Release Date: April 5, 2013 (3D Re-release date) (Original release date: June 11, 1993)
Director: Steven Spielberg
Stars: Sam Neill, Laura Dern, Jeff Goldblum
Runtime: 127 min
Tagline: The most phenomenal discovery of our time… becomes the greatest adventure of all time.
During a preview tour, a theme park suffers a major power breakdown that allows its cloned dinosaur exhibits to run amok.
The cause for the power outage is one of the park’s main technicians, the incredibly selfish, but somewhat funny, Dennis Nedry (Wayne Knight), who attempts to steal the dinosaur embryos for personal gain. The incredibly lazy man thinks the best way to make some big bucks is to steal dinosaur embryos and put everyone’s life in danger.
There are only a few characters that are worth mentioning. There’s Dr. Alan Grant (Sam Neill), a palaeontologist who is the main hero and dino guy of the story, and Dr. Ian Malcolm (Jeff Goldblum), the mathematician with a personality. Laura Dern’s Ellie Sattler also is good, as is Richard Attenborough’s John Hammond, the park’s owner. The others are hardly anything to rave about, especially the grand kids of Hammond. They aren’t nearly as annoying as mostly everyone says, but you probably won’t feel the need to spend a day with them. There’s also a lawyer present, Donald Gennaro (Martin Fererro), a character who seriously needs to learn when and when not to use an outdoor restroom. But if you were killed by any living thing, wouldn’t it be kind-of cool for people to know you were killed by a Tyrannosaurus Rex? Maybe not…

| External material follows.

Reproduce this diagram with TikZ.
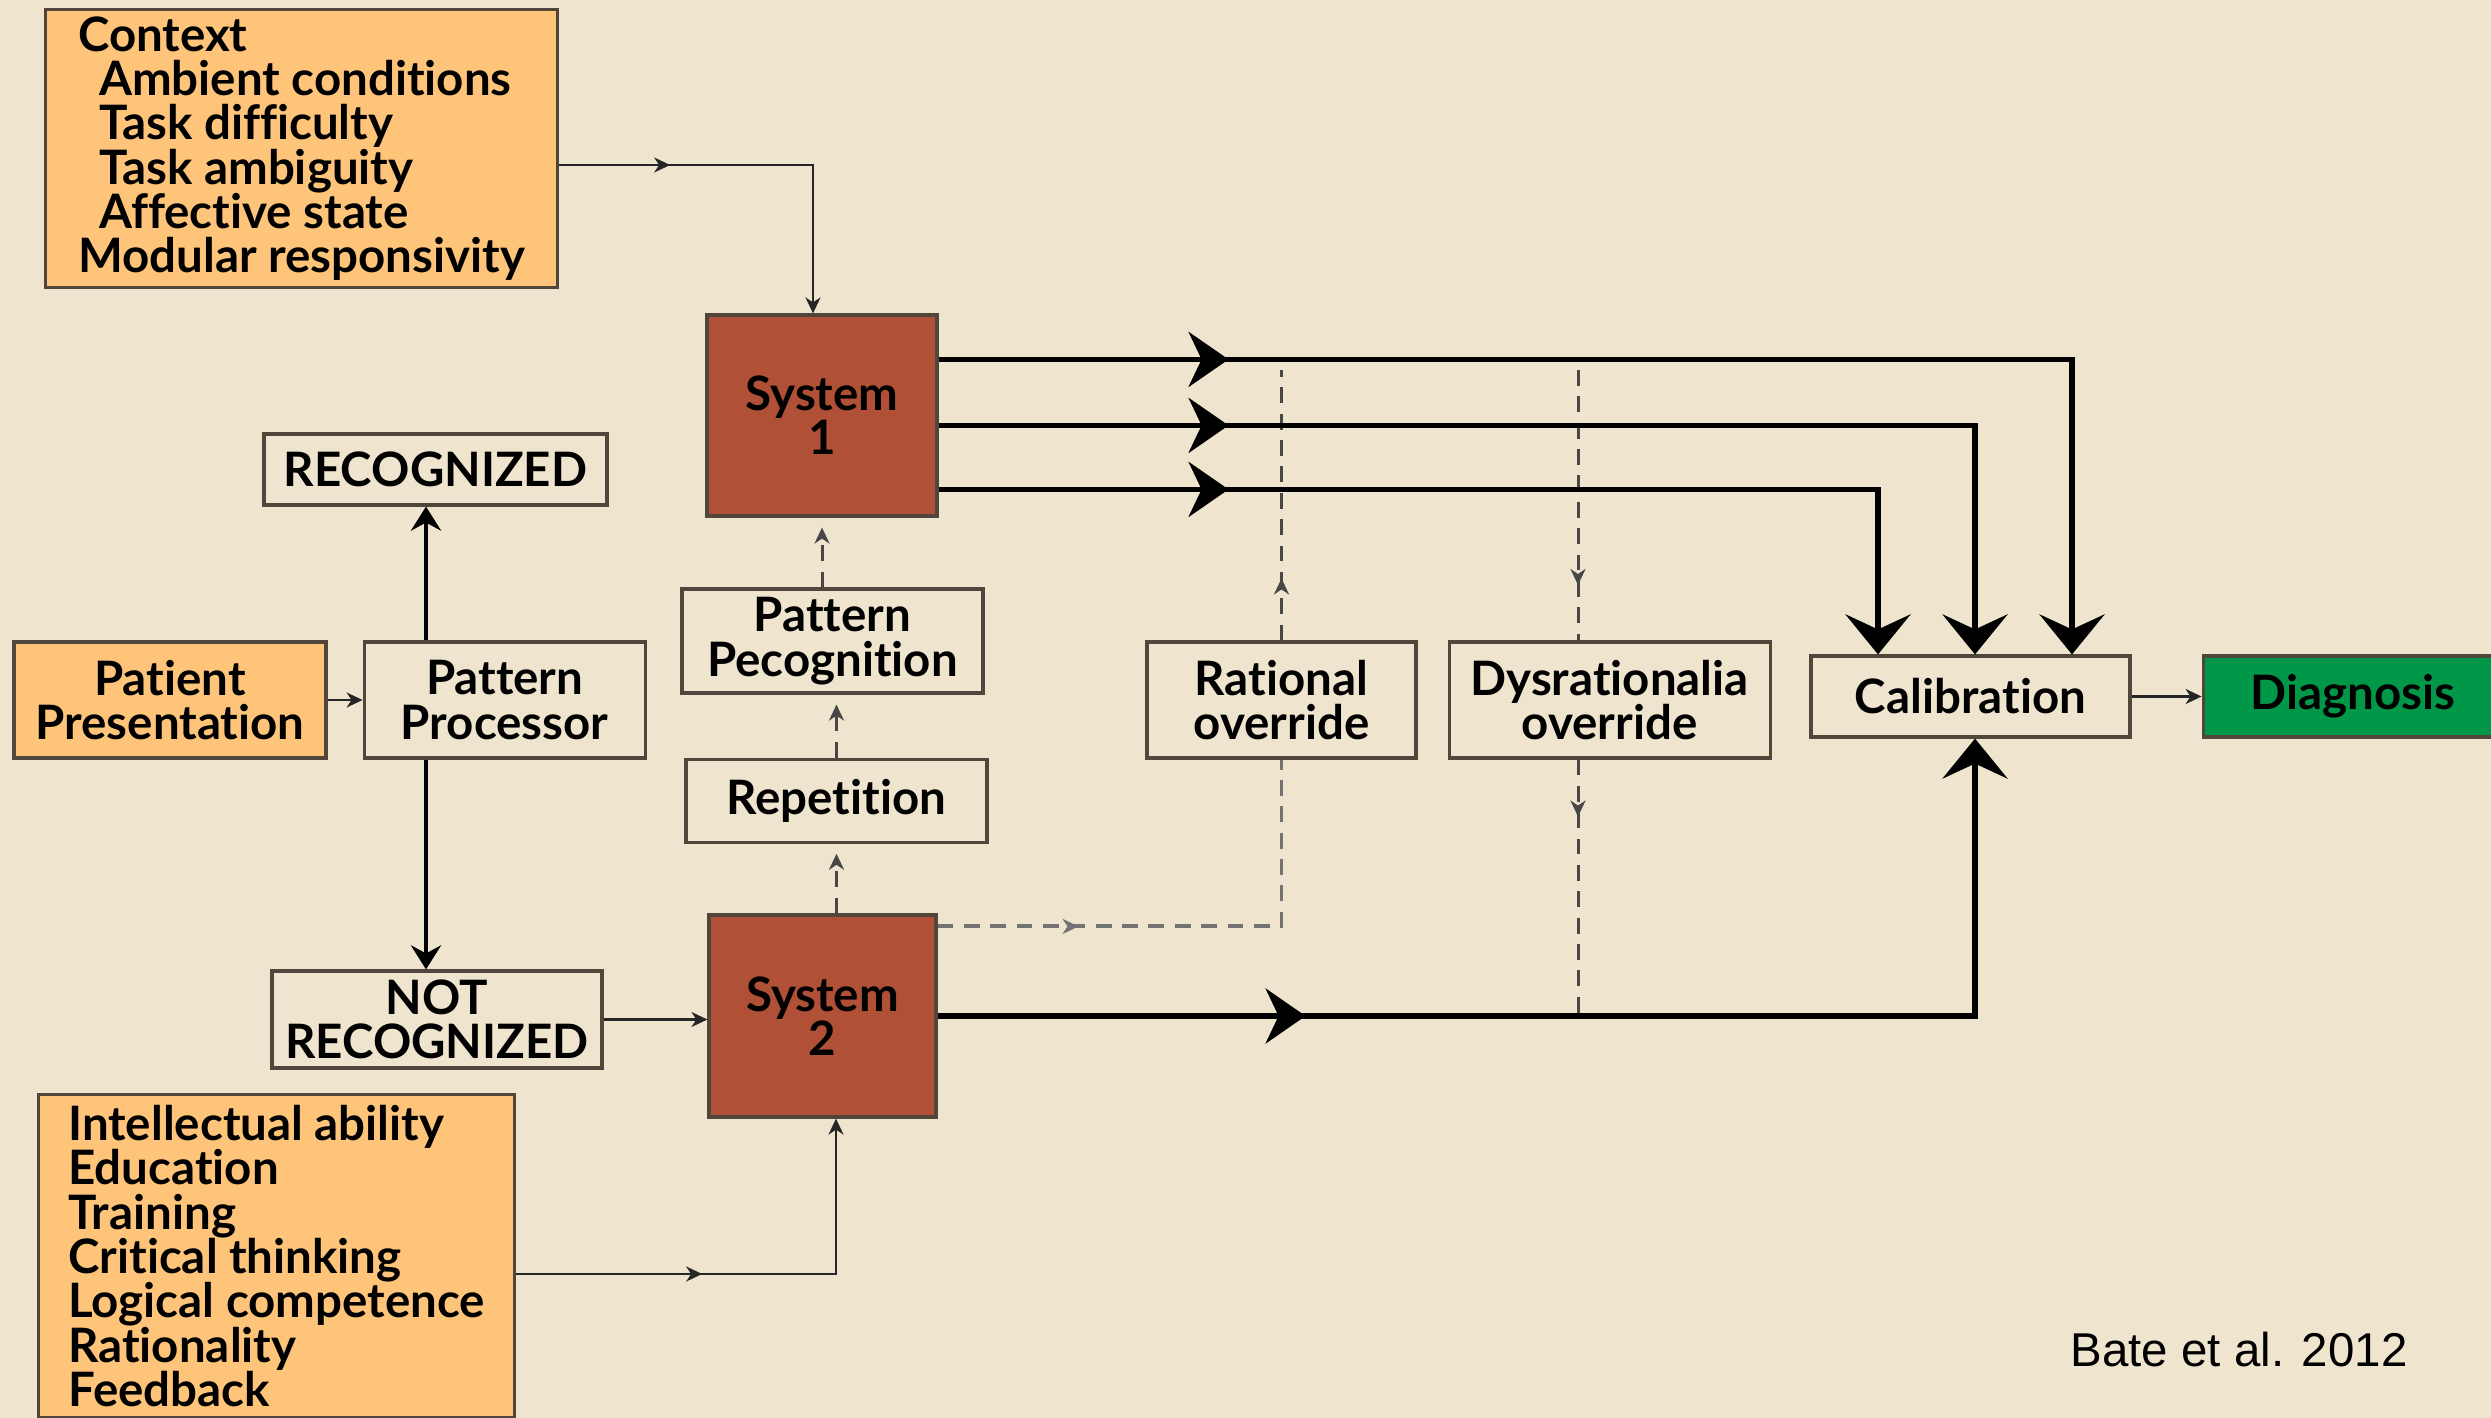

The great director-composer team of Spielberg and Williams is amazing, as usual. Spielberg is a true expert when directing all these folks, and he does it so, so well. Their involvement in the film is also nothing to sneeze at (but the so-called “Veggie-saurus” might think otherwise). The cast or characters are designed to be not that memorable, because the real stars of the show are, of course, the dinosaurs! The real action heats up when the T-Rex and then the raptors join in all the fun, and let’s not overlook the a venom-spitting dilophosaurus.
The visual team deserves a serious nod in creating these beautiful dinosaurs, that are a serious marvel of modern-day filmmaking. Now, the visuals aren’t too impressive because of films like Avatar or Life of Pi, but one really has to admire the disparate achievement the visuals and dinosaurs are for the year 1993. The 3D is only okay, but it does seem to add another more modern visual layer to the film and it gives it a different feel and it could be a brand-new experience for some viewers (like me, because this being my first viewing in approximately ten years). In some scenes the 3D is incredibly blurry, but not really when the dinosaurs are on-screen and on the prowl. It’s mostly when there’s technique cinematography present, like when characters are walking uphill and there’s hill in the frame. At times, it’s hardly nice to look at. It improves as it goes on, and it’s great to see on the big screen. If 2D screenings are available in your local market, then that might be a better option, as it’s still amazing to watch. This incredibly suspenseful adrenaline rush would be a perfect choice for a family outing (don’t take small children, though!) or anyone seeking some sweet nostalgia.